IEEE 802.11 wireless local area network (WLAN) has become the prevailing solution for wireless Internet access while transport control protocol (TCP) is the dominant transport-layer protocol in the Internet. It is known that, in an infrastructure-based WLAN with multiple stations carrying long-lived TCP flows, the number of TCP stations that are actively contending to access the wireless channel remains very small. Hence, the aggregate TCP throughput is basically independent of the total number of TCP stations. This phenomenon is due to the closed-loop nature of TCP flow control and the bottleneck downlink (i.e., access point-to-station) transmissions in infrastructure-based WLANs.

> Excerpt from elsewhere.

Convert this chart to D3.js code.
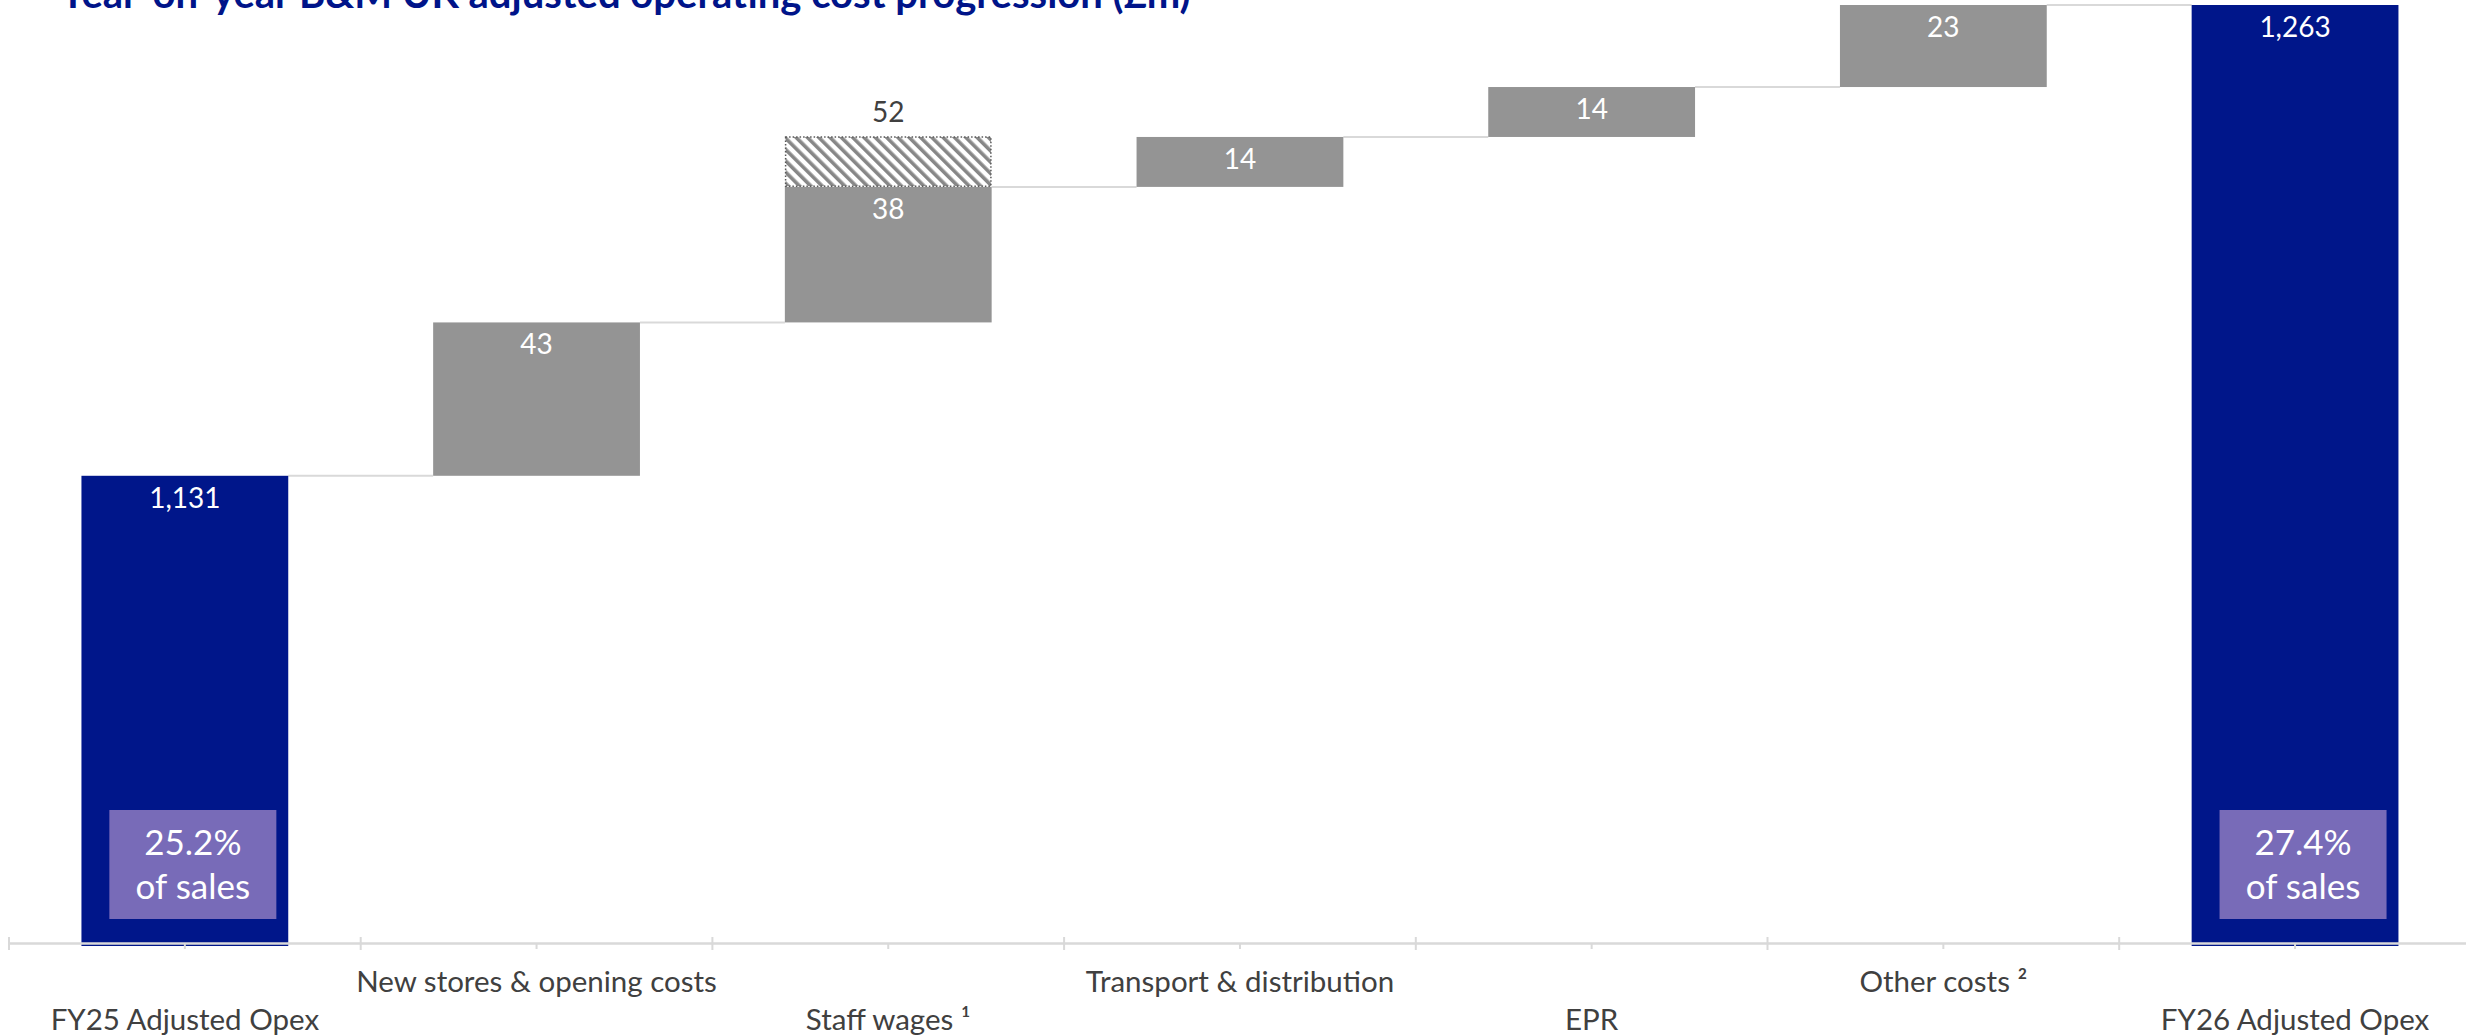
<!DOCTYPE html>
<html><head><meta charset="utf-8">
<script src="https://cdn.jsdelivr.net/npm/d3@7"></script>
<style>
body{margin:0;background:#fff;}
svg{display:block;}
text{font-family:Lato,"Open Sans",sans-serif;}
</style>
</head><body>
<svg id="chart" width="2466" height="1035"></svg>
<script>
// ---------- data ----------
const title = "Year-on-year B&M UK adjusted operating cost progression (£m)";
const categories = ["FY25 Adjusted Opex","New stores & opening costs","Staff wages \u00b9","Transport & distribution","EPR","Other costs \u00b2","FY26 Adjusted Opex"];
const values = [1131, 43, 38, 14, 14, 23, 1263];
const kinds = ["total","delta","delta","delta","delta","delta","total"];
const staffWagesIncl = 52;          // staff wages incl. hatched part
const hatchCategory = "Staff wages \u00b9";
const pctOfSales = ["25.2%", null, null, null, null, null, "27.4%"];
const pctSuffix = "of sales";
const yDomain = [1000, 1263];

// ---------- layout ----------
const W = 2466, H = 1035;
const svg = d3.select("#chart");
const BLUE = "#00168a", GREY = "#949494", PURPLE = "#786bb8", LINE = "#d9d9d9", TXT = "#404040";

const x = d3.scaleBand().domain(categories).range([9, 9 + 7*351.7]).paddingInner(0.412).paddingOuter(0.206);
const y = d3.scaleLinear().domain(yDomain).range([943, 5]);

// running totals
let run = 0;
const bars = categories.map((c, i) => {
  let lo, hi;
  if (kinds[i] === "total") { lo = yDomain[0]; hi = values[i]; run = values[i]; }
  else { lo = run; hi = run + values[i]; run = hi; }
  return {c, i, lo, hi, v: values[i], kind: kinds[i], end: run};
});

const defs = svg.append("defs");
const pat = defs.append("pattern").attr("id","hatch").attr("patternUnits","userSpaceOnUse")
  .attr("width",8).attr("height",8).attr("patternTransform","rotate(-45)");
pat.append("rect").attr("width",8).attr("height",8).attr("fill","#fff");
pat.append("rect").attr("width",3.6).attr("height",8).attr("fill","#878787");

// connectors
svg.append("g").selectAll("line").data(bars.slice(0,-1)).join("line")
  .attr("x1", d => x(d.c) + x.bandwidth())
  .attr("x2", d => x(categories[d.i+1]))
  .attr("y1", d => y(d.end)).attr("y2", d => y(d.end))
  .attr("stroke", LINE).attr("stroke-width", 2);

// bars
svg.append("g").selectAll("rect").data(bars).join("rect")
  .attr("x", d => x(d.c)).attr("width", x.bandwidth())
  .attr("y", d => y(d.hi))
  .attr("height", d => (d.kind === "total" ? y(d.lo) + 3 : y(d.lo)) - y(d.hi))
  .attr("fill", d => d.kind === "total" ? BLUE : GREY);

// hatched extra for staff wages
const hb = bars.find(b => b.c === hatchCategory);
const hatchTop = hb.lo + staffWagesIncl;
svg.append("rect")
  .attr("x", x(hb.c) + 0.75).attr("width", x.bandwidth() - 1.5)
  .attr("y", y(hatchTop)).attr("height", y(hb.hi) - y(hatchTop) - 0.75)
  .attr("fill", "url(#hatch)").attr("stroke", "#5a5a5a").attr("stroke-width", 1.5)
  .attr("stroke-dasharray", "1.5,2");
svg.append("text").attr("x", x(hb.c) + x.bandwidth()/2).attr("y", y(hatchTop) - 15)
  .attr("text-anchor","middle").attr("font-size", 28).attr("fill", TXT).text(staffWagesIncl);

// value labels
const fmt = d3.format(",");
svg.append("g").selectAll("text").data(bars).join("text")
  .attr("x", d => x(d.c) + x.bandwidth()/2)
  .attr("y", d => y(d.hi) + 32)
  .attr("text-anchor","middle").attr("font-size", 28).attr("fill","#fff")
  .text(d => fmt(d.v));

// % of sales boxes
const pb = bars.filter((d) => pctOfSales[d.i]);
const pg = svg.append("g").selectAll("g").data(pb).join("g")
  .attr("transform", d => `translate(${x(d.c) + x.bandwidth()/2 + 8},0)`);
pg.append("rect").attr("x", -83.5).attr("width", 167).attr("y", 810).attr("height", 109).attr("fill", PURPLE);
pg.append("text").attr("y", 855).attr("text-anchor","middle").attr("font-size",35).attr("fill","#fff").text(d => pctOfSales[d.i]);
pg.append("text").attr("y", 899).attr("text-anchor","middle").attr("font-size",35).attr("fill","#fff").text(pctSuffix);

// axis
const axis = d3.axisBottom(x).tickSize(6).tickSizeOuter(0).tickFormat(d => d);
const ag = svg.append("g").attr("transform", `translate(0,${y(yDomain[0])})`).call(axis);
ag.select(".domain").attr("stroke", LINE).attr("stroke-width", 2.5);
ag.selectAll(".tick line").attr("stroke", LINE).attr("stroke-width", 2);
ag.selectAll(".tick text")
  .attr("font-family", "Lato, 'Open Sans', sans-serif")
  .attr("font-size", 29.5).attr("fill", TXT)
  .attr("dy", null)
  .attr("y", (d, i) => i % 2 === 0 ? 87 : 49);
// band boundary ticks
ag.append("g").selectAll("line").data(d3.range(categories.length + 1)).join("line")
  .attr("x1", i => x.range()[0] + i * x.step()).attr("x2", i => x.range()[0] + i * x.step())
  .attr("y1", -6).attr("y2", 7).attr("stroke", LINE).attr("stroke-width", 2);

// title (partly cut at the top edge, as in the reference)
svg.append("text").attr("x", 60).attr("y", 8)
  .attr("font-size", 40).attr("font-weight", 700).attr("fill", "#001489").text(title);
</script>
</body></html>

In this paper, we develop a comprehensive analytical model to study TCP dynamics in infrastructure-based 802.11 WLANs. We calculate the average number of active TCP stations and the aggregate TCP throughput using our model for given total number of TCP stations and the maximum TCP receive window size. We find out that the default minimum contention window sizes specified in the standards (i.e., 31 and 15 for 802.11b and 802.11a, respectively) are not optimal in terms of TCP throughput maximization. Via ns-2 simulation, we verify the correctness of our analytical model and study the effects of some of the simplifying assumptions employed in the model. Simulation results show that our model is reasonably accurate, particularly when the wireline delay is small and/or the packet loss rate is low.

• KSII Transactions on Internet and Information Systems (TIIS)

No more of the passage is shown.